- Born: 10 November 1920 Leiden
- Died: 5 September 1996 (aged 75) Heiloo
- Occupation: Anthropologist

= Cornelis Ouwehand =

Dutch anthropologist

Cornelis Ouwehand (1920–1996) was a Dutch anthropologist and a scholar of Japanese folklore. He is considered the founder of Japanese Studies in Switzerland.

==Career==
Cornelis Ouwehand was born in Leiden on 10 November 1920. He began his studies in 1938, and at the University of Leiden he completed the training course for the Indonesian Civil Service. He studied also Japanese, Chinese, and Cultural Anthropology. In 1968, he took up the Japanese Chair in the Ostasiatisches Seminar at the University of Zürich, a position which Ouwehand held until his retirement in 1986. He died in Heiloo, the Netherlands, on 5 September 1996.

==Works==
In 1964, Cornelis Ouwehand published his Doctor of Letters thesis entitled Namazu-e and their Themes: an interpretative approach to some aspects of Japanese folk religion, a detailed, structuralist study of catfish images (namazu-e).

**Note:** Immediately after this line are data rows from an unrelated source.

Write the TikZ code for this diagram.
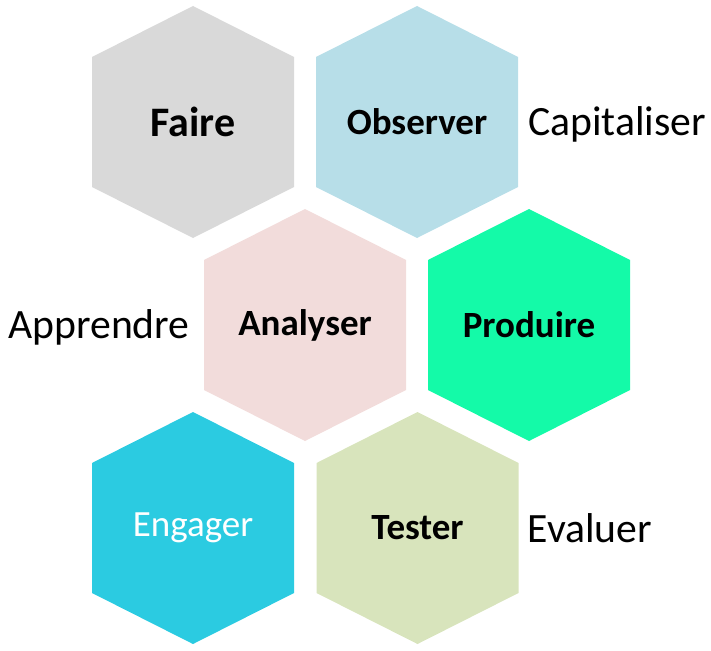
\documentclass[tikz,border=0pt]{standalone}
\usepackage{fontspec}
\setmainfont{Carlito}
\definecolor{cFaire}{HTML}{D9D9D9}
\definecolor{cObs}{HTML}{B7DEE8}
\definecolor{cAna}{HTML}{F2DCDB}
\definecolor{cProd}{HTML}{14FAA8}
\definecolor{cEng}{HTML}{2BCBE1}
\definecolor{cTest}{HTML}{D8E4BC}
\tikzset{
  lbl/.style={font=\fontsize{37}{41}\selectfont\bfseries, text=black},
  side/.style={font=\fontsize{41.7}{46}\selectfont, text=black},
}
\newcommand{\hexag}[4]{% cx, cy, color, name
  \fill[#3] (#1,#2-116) -- (#1+101,#2-65) -- (#1+101,#2+65) -- (#1,#2+116) -- (#1-101,#2+65) -- (#1-101,#2-65) -- cycle;
  \coordinate (#4) at (#1,#2);
}
\begin{document}
\begin{tikzpicture}[x=1pt,y=-1pt]
\useasboundingbox (0,0) rectangle (711,650);
\hexag{193}{122}{cFaire}{hf}
\hexag{417}{122}{cObs}{ho}
\hexag{305}{325}{cAna}{ha}
\hexag{529}{325}{cProd}{hp}
\hexag{193}{528}{cEng}{he}
\hexag{417.5}{528}{cTest}{ht}
\node[lbl, font=\fontsize{42}{46}\selectfont\bfseries] (faire) at (hf) {Faire};
\node[lbl] (obs) at (ho) {Observer};
\node[lbl] (ana) at (ha) {Analyser};
\node[lbl] (prod) at (hp) {Produire};
\node[lbl, font=\fontsize{37}{41}\selectfont, text=white] (eng) at (he) {Engager};
\node[lbl] (test) at (ht) {Tester};
\node[side] (cap) at (617,124) {Capitaliser};
\node[side] (app) at (99,327) {Apprendre};
\node[side] (eva) at (590,528) {Evaluer};
\end{tikzpicture}
\end{document}
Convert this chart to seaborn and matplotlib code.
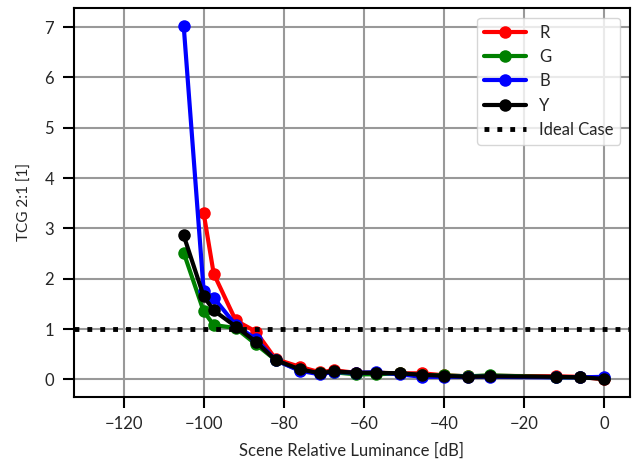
import pandas as pd
import matplotlib
matplotlib.use("Agg")
import matplotlib.pyplot as plt
import seaborn as sns

# scene relative luminance [dB]
lum = [-105, -100, -97.5, -92, -87, -82, -76, -71, -67.5, -62, -57, -51,
       -45.5, -40, -34, -28.5, -12, -6, 0]

# TCG 2:1 per channel (R has no point at -105 dB)
tcg_r = [None, 3.30, 2.10, 1.17, 0.95, 0.40, 0.25, 0.14, 0.18, 0.13, 0.13, 0.12,
         0.12, 0.08, 0.06, 0.07, 0.06, 0.05, 0.00]
tcg_g = [2.52, 1.35, 1.08, 1.02, 0.70, 0.38, 0.18, 0.12, 0.14, 0.10, 0.10, 0.12,
         0.08, 0.08, 0.06, 0.08, 0.04, 0.04, 0.02]
tcg_b = [7.03, 1.75, 1.62, 1.08, 0.80, 0.38, 0.17, 0.10, 0.15, 0.13, 0.14, 0.10,
         0.05, 0.05, 0.05, 0.05, 0.04, 0.04, 0.05]
tcg_y = [2.86, 1.65, 1.37, 1.05, 0.75, 0.38, 0.20, 0.12, 0.16, 0.13, 0.13, 0.12,
         0.09, 0.07, 0.05, 0.06, 0.05, 0.04, 0.01]
ideal = 1.0

series = {"R": tcg_r, "G": tcg_g, "B": tcg_b, "Y": tcg_y}
colors = {"R": "red", "G": "green", "B": "blue", "Y": "black"}

sns.set_style("whitegrid", {"grid.color": "#999999", "axes.edgecolor": "black"})
plt.rcParams["font.family"] = ["Lato", "DejaVu Sans"]

fig = plt.figure(figsize=(6.34, 4.66), dpi=100)
ax = fig.add_axes([0.116, 0.148, 0.878, 0.835])

for name, vals in series.items():
    df = pd.DataFrame({"x": lum, "y": vals}).dropna()
    sns.lineplot(data=df, x="x", y="y", color=colors[name], marker="o",
                 markersize=9, markeredgewidth=0, linewidth=3, label=name, ax=ax)

ax.axhline(ideal, color="black", linestyle=":", linewidth=3.5, label="Ideal Case")

ax.set_xlim(-132.5, 6.5)
ax.set_xticks([-120, -100, -80, -60, -40, -20, 0])
ax.set_yticks(range(0, 8))
ax.grid(True, color="#999999", linewidth=1.5)
for s in ax.spines.values():
    s.set_color("black")
    s.set_linewidth(1.5)
ax.tick_params(axis="both", which="both", length=8, width=1.5, color="black",
               labelsize=12, pad=6, left=True, bottom=True)

ax.set_xlabel("Scene Relative Luminance [dB]", fontsize=12, labelpad=7)
ax.set_ylabel("TCG 2:1 [1]", fontsize=11, labelpad=9)

leg = ax.legend(loc="upper right", fontsize=12, frameon=True, framealpha=0.8,
                handlelength=2.5, borderaxespad=0.6)
leg.get_frame().set_edgecolor("#cccccc")

fig.savefig("out.png", dpi=100)
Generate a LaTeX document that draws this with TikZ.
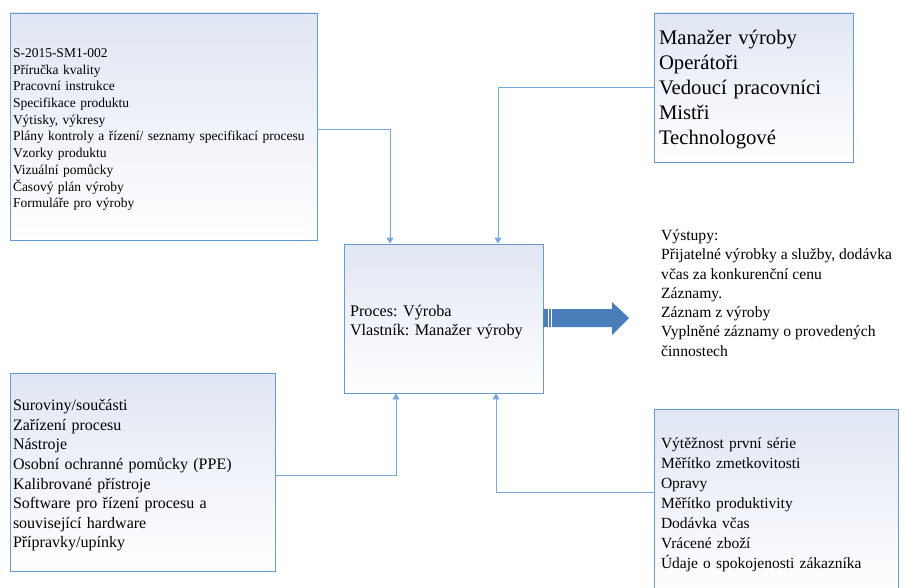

The book was translated in Japan in 1979 as Namazu-e. Minzokuteki Sôzôryoku No Sekai 鯰 絵 - 民俗的想像力の世界, by Komatsu Kazuhiko, Nakazawa Shinichi, Iijima Yoshiharu, and Furuie Shinpei.
In 1985 Ouwehand published Hateruma: socio-religious aspects of a South-Ryukyuan island culture, an ethnographic study which examines the ritual life in Hateruma, part of the Yaeyama Islands.

==Sources==
- Vos, Fritz. "In memoriam Cornelis Ouwehand, 1920-1996"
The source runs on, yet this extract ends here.